My hon. Friend takes me back to my childhood, when I enjoyed holidays in Combe Martin. I never made it to Westward Ho!—the only town in the country with an exclamation mark officially in its name—but I recognise that the Royal North Devon is the oldest golf course in the country. I should, however, flag up that I visited Salcombe, in south Devon, last year. One of the wonderful things about being part of the United Kingdom is that there are so many gorgeous places around the country—including Suffolk Coastal—where we can truly enjoy a restful break.
With your indulgence, Mr Speaker, may I first express my thanks to outgoing MSP Tricia Marwick for 17 years’ service as an MSP and four years’ exceptional service as Presiding Officer of the Scottish Parliament?
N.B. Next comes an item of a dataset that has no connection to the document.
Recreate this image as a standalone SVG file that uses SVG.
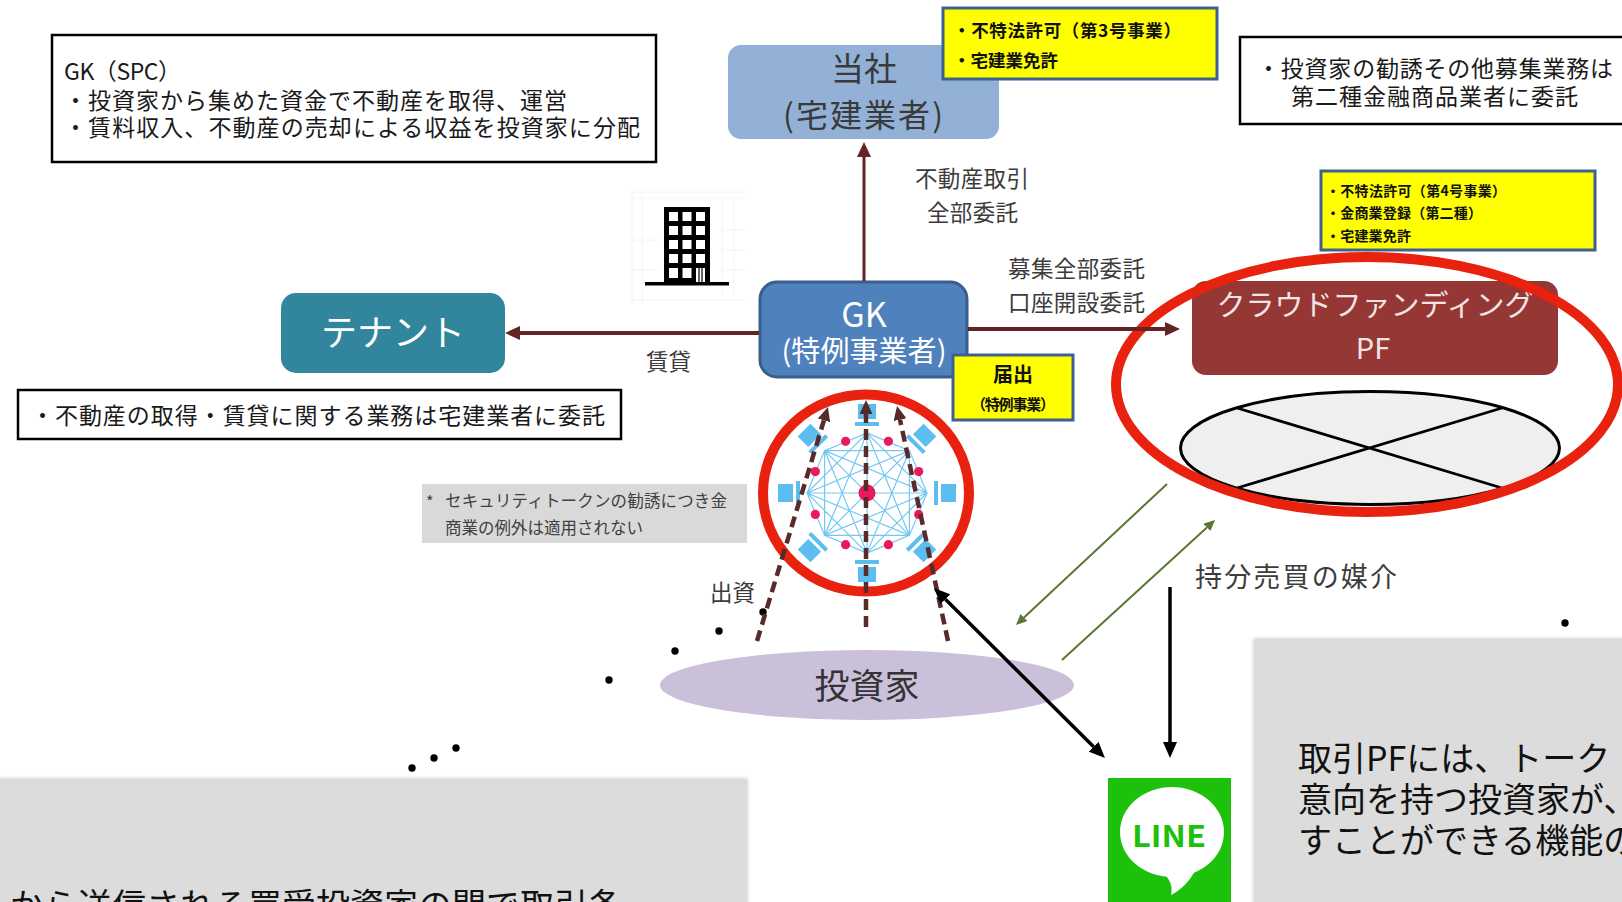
<svg xmlns="http://www.w3.org/2000/svg" width="1622" height="902" viewBox="0 0 1622 902">
  <style>
    text { font-family: 'Noto Sans CJK JP', 'Noto Sans', sans-serif; }
    .note { fill: #fff; stroke: #000; stroke-width: 2.5; }
    .tx { fill: #1a1a1a; font-size: 23px; }
    .lbl { fill: #3c3c3c; font-size: 22.5px; }
    .lbl-lg { fill: #3c3c3c; font-size: 27px; }
    .ybox { fill: #ffff00; stroke: #3e6190; stroke-width: 3; }
    .yb { fill: #111; font-weight: bold; }
    .wt { fill: #fff; }
    .mid { text-anchor: middle; }
    .maroon { stroke: #632523; fill: none; }
    .dash { stroke: #582a2a; stroke-width: 4.5; stroke-dasharray: 11 6; fill: none; }
    .blk { stroke: #000; stroke-width: 3.5; fill: none; }
    .olive { stroke: #5c7632; stroke-width: 2; fill: none; }
    .dot { fill: #000; }
    .panel { fill: #dcdcdc; }
    .net { stroke: #74c8f2; stroke-width: 1.2; fill: none; }
    .pcfill { fill: #5bbdf0; }
    .pink { fill: #e8195e; }
    .ring { fill: none; stroke: #e8220f; stroke-width: 10; }
  </style>
  <defs>
    <marker id="mh" viewBox="0 -7 15 14" refX="0" refY="0" markerWidth="15" markerHeight="14" markerUnits="userSpaceOnUse" orient="auto">
      <path d="M0,-7 L15,0 L0,7 z" fill="#632523"/>
    </marker>
    <marker id="dh" viewBox="0 -6.5 14 13" refX="0" refY="0" markerWidth="14" markerHeight="13" markerUnits="userSpaceOnUse" orient="auto">
      <path d="M0,-6.5 L14,0 L0,6.5 z" fill="#582a2a"/>
    </marker>
    <marker id="bh" viewBox="0 -7 16 14" refX="0" refY="0" markerWidth="16" markerHeight="14" markerUnits="userSpaceOnUse" orient="auto-start-reverse">
      <path d="M0,-7 L16,0 L0,7 z" fill="#000"/>
    </marker>
    <marker id="oh" viewBox="0 -5 11 10" refX="0" refY="0" markerWidth="11" markerHeight="10" markerUnits="userSpaceOnUse" orient="auto">
      <path d="M0,-5 L11,0 L0,5 z" fill="#5c7632"/>
    </marker>
    <!-- one terminal of the network, drawn pointing outward along -y -->
    <g id="pc">
      <rect x="-9" y="-89" width="18" height="15" class="pcfill"/>
      <rect x="-12" y="-71" width="24" height="4" class="pcfill"/>
    </g>
    <filter id="soft" x="-5%" y="-5%" width="110%" height="110%">
      <feDropShadow dx="0" dy="0" stdDeviation="2" flood-color="#000" flood-opacity="0.25"/>
    </filter>
  </defs>

  <!-- faint backdrop behind the building icon -->
  <g id="backdrop" stroke="#f4f4f4" stroke-width="1" fill="none">
    <path d="M630,192 H745 M630,198 H745 M630,300 H745 M632,192 V304 M642,192 V304 M722,200 V300 M734,200 V300 M722,230 H745 M722,250 H745 M722,270 H745 M630,240 H660 M630,270 H660"/>
  </g>

  <!-- building icon -->
  <g id="building">
    <rect x="664" y="207" width="46" height="76" fill="#000"/>
    <g fill="#fff">
      <rect x="669" y="212" width="9" height="9"/><rect x="682.5" y="212" width="9" height="9"/><rect x="696" y="212" width="9" height="9"/>
      <rect x="669" y="226" width="9" height="9"/><rect x="682.5" y="226" width="9" height="9"/><rect x="696" y="226" width="9" height="9"/>
      <rect x="669" y="240" width="9" height="9"/><rect x="682.5" y="240" width="9" height="9"/><rect x="696" y="240" width="9" height="9"/>
      <rect x="669" y="254" width="9" height="9"/><rect x="682.5" y="254" width="9" height="9"/><rect x="696" y="254" width="9" height="9"/>
      <rect x="669" y="268" width="9" height="10"/><rect x="682.5" y="268" width="9" height="10"/><rect x="696" y="268" width="9" height="15"/>
    </g>
    <path d="M699,268 V283 M702,268 V283" stroke="#000" stroke-width="1.2"/>
    <rect x="645" y="282" width="84" height="3.5" fill="#000"/>
  </g>

  <!-- explanatory notes -->
  <g id="note-gk-spc">
    <rect x="52" y="35" width="604" height="127" class="note"/>
    <text class="tx" x="64" y="80" textLength="117">GK（SPC）</text>
    <text class="tx" x="64" y="109" textLength="503">・投資家から集めた資金で不動産を取得、運営</text>
    <text class="tx" x="64" y="136" textLength="576">・賃料収入、不動産の売却による収益を投資家に分配</text>
  </g>
  <g id="note-solicitation">
    <rect x="1240" y="37" width="400" height="87" class="note"/>
    <text class="tx" x="1257" y="77" textLength="356">・投資家の勧誘その他募集業務は</text>
    <text class="tx" x="1291" y="105" textLength="287">第二種金融商品業者に委託</text>
  </g>
  <g id="note-realestate">
    <rect x="18" y="390" width="603" height="49" class="note"/>
    <text class="tx" x="31" y="424" textLength="574">・不動産の取得・賃貸に関する業務は宅建業者に委託</text>
  </g>
  <g id="note-security-token">
    <rect x="422" y="484" width="325" height="59" fill="#d9d9d9"/>
    <text x="426" y="508" font-size="16" fill="#404040">*</text>
    <text x="445" y="507" font-size="16.5" fill="#404040" textLength="282">セキュリティトークンの勧誘につき金</text>
    <text x="445" y="534" font-size="16.5" fill="#404040" textLength="198">商業の例外は適用されない</text>
  </g>

  <!-- 当社 -->
  <g id="node-company">
    <rect x="728" y="45" width="271" height="94" rx="13" fill="#93b1d6"/>
    <text class="mid" x="864" y="81" font-size="33" fill="#3a3a3a">当社</text>
    <text class="mid" x="863" y="127" font-size="32" fill="#3a3a3a" textLength="160">(宅建業者)</text>
  </g>
  <g id="license-company">
    <rect x="943" y="8" width="274" height="71" class="ybox"/>
    <text class="yb" x="953" y="37" font-size="17.5" textLength="228">・不特法許可（第3号事業）</text>
    <text class="yb" x="953" y="67" font-size="17.5" textLength="105">・宅建業免許</text>
  </g>

  <!-- GK -->
  <g id="node-gk">
    <rect x="760" y="282" width="207" height="95" rx="17" fill="#4f81bd" stroke="#3a5f8b" stroke-width="3"/>
    <text class="mid wt" x="864" y="327" font-size="34">GK</text>
    <text class="mid wt" x="864" y="362" font-size="29" textLength="165">(特例事業者)</text>
  </g>
  <g id="notice-gk">
    <rect x="953" y="355" width="120" height="65" class="ybox"/>
    <text class="yb mid" x="1013" y="382" font-size="20">届出</text>
    <text class="yb mid" x="1013" y="410" font-size="15" textLength="84">（特例事業）</text>
  </g>

  <!-- テナント -->
  <g id="node-tenant">
    <rect x="281" y="293" width="224" height="80" rx="15" fill="#31859c"/>
    <text class="mid wt" x="393" y="346" font-size="36">テナント</text>
  </g>

  <!-- クラウドファンディングPF -->
  <g id="node-cf">
    <rect x="1192" y="281" width="366" height="94" rx="14" fill="#953735"/>
    <text class="mid" x="1375" y="316" font-size="29" fill="#f3e4e4" textLength="317">クラウドファンディング</text>
    <text class="mid" x="1373" y="359" font-size="29" fill="#f3e4e4">PF</text>
  </g>
  <g id="node-cf-disabled">
    <ellipse cx="1370" cy="448" rx="189.5" ry="56.5" fill="#efefef" stroke="#000" stroke-width="3"/>
    <path d="M1237,408 L1502,488 M1502,408 L1237,488" stroke="#000" stroke-width="2.8"/>
  </g>
  <g id="license-cf">
    <rect x="1321" y="171" width="274" height="79" class="ybox"/>
    <text class="yb" x="1326" y="196" font-size="14" textLength="180">・不特法許可（第4号事業）</text>
    <text class="yb" x="1326" y="218" font-size="14" textLength="156">・金商業登録（第二種）</text>
    <text class="yb" x="1326" y="241" font-size="14" textLength="85">・宅建業免許</text>
  </g>

  <!-- 投資家 -->
  <g id="node-investor">
    <ellipse cx="867" cy="685" rx="207" ry="35" fill="#cbc0da"/>
    <text class="mid" x="867" y="699" font-size="35" fill="#333">投資家</text>
  </g>

  <!-- blockchain network -->
  <g id="node-blockchain">
    <path class="net" d="M927,493 L909.4,535.4 L867,553 L824.6,535.4 L807,493 L824.6,450.6 L867,433 L909.4,450.6 Z
      M927,493 L867,553 L807,493 L867,433 Z
      M909.4,535.4 L824.6,535.4 L824.6,450.6 L909.4,450.6 Z
      M927,493 L824.6,535.4 L867,433 L909.4,535.4 L807,493 L909.4,450.6 L867,553 L824.6,450.6 Z
      M927,493 L807,493 M909.4,535.4 L824.6,450.6 M867,553 L867,433 M824.6,535.4 L909.4,450.6"/>
    <use href="#pc" transform="translate(867 493)"/>
    <use href="#pc" transform="translate(867 493) rotate(45)"/>
    <use href="#pc" transform="translate(867 493) rotate(90)"/>
    <use href="#pc" transform="translate(867 493) rotate(135)"/>
    <use href="#pc" transform="translate(867 493) rotate(180)"/>
    <use href="#pc" transform="translate(867 493) rotate(225)"/>
    <use href="#pc" transform="translate(867 493) rotate(270)"/>
    <use href="#pc" transform="translate(867 493) rotate(315)"/>
    <circle class="pink" cx="918.7" cy="514.4" r="4.6"/>
    <circle class="pink" cx="918.7" cy="471.6" r="4.6"/>
    <circle class="pink" cx="815.3" cy="514.4" r="4.6"/>
    <circle class="pink" cx="815.3" cy="471.6" r="4.6"/>
    <circle class="pink" cx="888.4" cy="544.7" r="4.6"/>
    <circle class="pink" cx="845.6" cy="544.7" r="4.6"/>
    <circle class="pink" cx="888.4" cy="441.3" r="4.6"/>
    <circle class="pink" cx="845.6" cy="441.3" r="4.6"/>
    <circle class="pink" cx="867" cy="493" r="8.5"/>
  </g>

  <!-- red highlight rings -->
  <ellipse class="ring" cx="866" cy="493" rx="103" ry="98.5"/>
  <ellipse class="ring" cx="1367" cy="384.5" rx="251" ry="127.5"/>

  <!-- connector labels -->
  <g id="labels">
    <text class="lbl" x="915" y="187" textLength="114">不動産取引</text>
    <text class="lbl" x="927" y="221" textLength="91">全部委託</text>
    <text class="lbl" x="1008" y="277" textLength="137">募集全部委託</text>
    <text class="lbl" x="1008" y="311" textLength="137">口座開設委託</text>
    <text class="lbl" x="646" y="370" textLength="45">賃貸</text>
    <text class="lbl" x="710" y="601" textLength="45">出資</text>
    <text class="lbl-lg" x="1195" y="587" textLength="202">持分売買の媒介</text>
  </g>

  <!-- ellipsis dots -->
  <g id="dots">
    <circle class="dot" cx="763" cy="612" r="3.7"/>
    <circle class="dot" cx="719" cy="631" r="3.7"/>
    <circle class="dot" cx="675" cy="651" r="3.7"/>
    <circle class="dot" cx="609" cy="680" r="3.7"/>
    <circle class="dot" cx="456" cy="748" r="3.7"/>
    <circle class="dot" cx="434" cy="758" r="3.7"/>
    <circle class="dot" cx="412" cy="768" r="3.7"/>
    <circle class="dot" cx="1565" cy="623" r="3.7"/>
  </g>

  <!-- lower panels -->
  <g id="panel-left">
    <rect x="-6" y="779" width="753" height="140" class="panel" filter="url(#soft)"/>
    <text x="10" y="918" font-size="34" fill="#111">から送信される買受投資家の間で取引条</text>
  </g>
  <g id="panel-right">
    <rect x="1254" y="639" width="380" height="280" class="panel" filter="url(#soft)"/>
    <text x="1298" y="771" font-size="34" fill="#111">取引PFには、トーク</text>
    <text x="1298" y="812" font-size="34" fill="#111">意向を持つ投資家が、</text>
    <text x="1298" y="853" font-size="34" fill="#111">すことができる機能の</text>
  </g>

  <!-- LINE app -->
  <g id="node-line">
    <rect x="1108" y="778" width="123" height="130" fill="#1dc10c"/>
    <ellipse cx="1172" cy="832" rx="52" ry="45" fill="#fff"/>
    <path d="M1162,872 C1170,879 1173,886 1171,895 C1181,890 1190,881 1196,869 Z" fill="#fff"/>
    <text x="1169" y="847" text-anchor="middle" font-family="'Liberation Sans', Arial, sans-serif" font-weight="bold" font-size="30" fill="#1dc10c" textLength="74" lengthAdjust="spacingAndGlyphs">LINE</text>
  </g>

  <!-- connectors -->
  <g id="connectors">
    <line class="maroon" x1="759" y1="333" x2="520" y2="333" stroke-width="4" marker-end="url(#mh)"/>
    <line class="maroon" x1="864" y1="281" x2="864" y2="157" stroke-width="3" marker-end="url(#mh)"/>
    <line class="maroon" x1="968" y1="329" x2="1165" y2="329" stroke-width="4" marker-end="url(#mh)"/>
    <line class="dash" x1="866" y1="627" x2="866" y2="414" marker-end="url(#dh)"/>
    <line class="dash" x1="757" y1="641" x2="823.9" y2="420.4" marker-end="url(#dh)"/>
    <line class="dash" x1="948" y1="641" x2="900" y2="419.7" marker-end="url(#dh)"/>
    <line class="blk" x1="945.4" y1="599.3" x2="1093.6" y2="746.7" marker-start="url(#bh)" marker-end="url(#bh)"/>
    <line class="blk" x1="1170" y1="587" x2="1170" y2="742" marker-end="url(#bh)"/>
    <line class="olive" x1="1167" y1="484" x2="1024" y2="617.5" marker-end="url(#oh)"/>
    <line class="olive" x1="1062" y1="660" x2="1206.9" y2="527.4" marker-end="url(#oh)"/>
  </g>
</svg>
On 2 December, the Prime Minister promised to come back to the House within three months to give us an update on the war in Syria. He expressed an expectation that, within six months, we would have a transnational Government in Syria. He also pleaded with us to support military action because of what he described as an urgent need for ultra-precision bombing against specific Daesh-occupied buildings in Raqqa. By the time we return from the recess, we will be more than a month past the deadline set by the Prime Minister, and we will be only seven weeks from his target for the transnational Government. Furthermore, according to the MOD website, precisely one missile has been fired at a Daesh-occupied command-and-control building in Raqqa.
A recent urgent question provided the opportunity to ask a Cabinet Minister about that matter. My understanding is that we will return to quarterly updates and I anticipate a statement in May, but the hon. Gentleman will be aware that the Prime Minister is here every week and he can ask him a question then.
I have called several times for a debate on gangs and serious youth violence. We managed to secure one through the Backbench Business Committee and the House agreed and voted on the need to set up a cross-party commission to look into the root causes of serious youth violence. What are the Government going to do about implementing it?
I did not follow the hon. Lady’s debate, but I am aware of the seriousness of the issue, and she will be aware of previous legislation we have introduced to enhance criminal penalties. It is, of course, open to her and Members from across the House to progress that commission and present its findings to the Government. I may well commend to her doing that and seeking another Back-Bench business debate once the commission reports.
With a new Secretary of State for Work and Pensions, do the Government intend to hold a debate in Government time or make a statement on DWP sanctions guidance, so that Members can discuss issues such as failing to attend or take part in a work-focused interview without good reason? If so, will the Deputy Leader of the House also answer the question that has been asked by many members of the public: is the Chancellor going to be sanctioned for his absence on Monday afternoon?
I am very pleased that my right hon. Friend the Member for Preseli Pembrokeshire (Stephen Crabb) is the new Secretary of State for Work and Pensions. Of course, he has only just been appointed, so I am not aware of whether he plans to change the things to which the hon. Gentleman refers. He has expressed the view that he wants to ensure that the Department implements properly the welfare reforms for which we have legislated, and I am sure he will have heard what the hon. Gentleman has said today.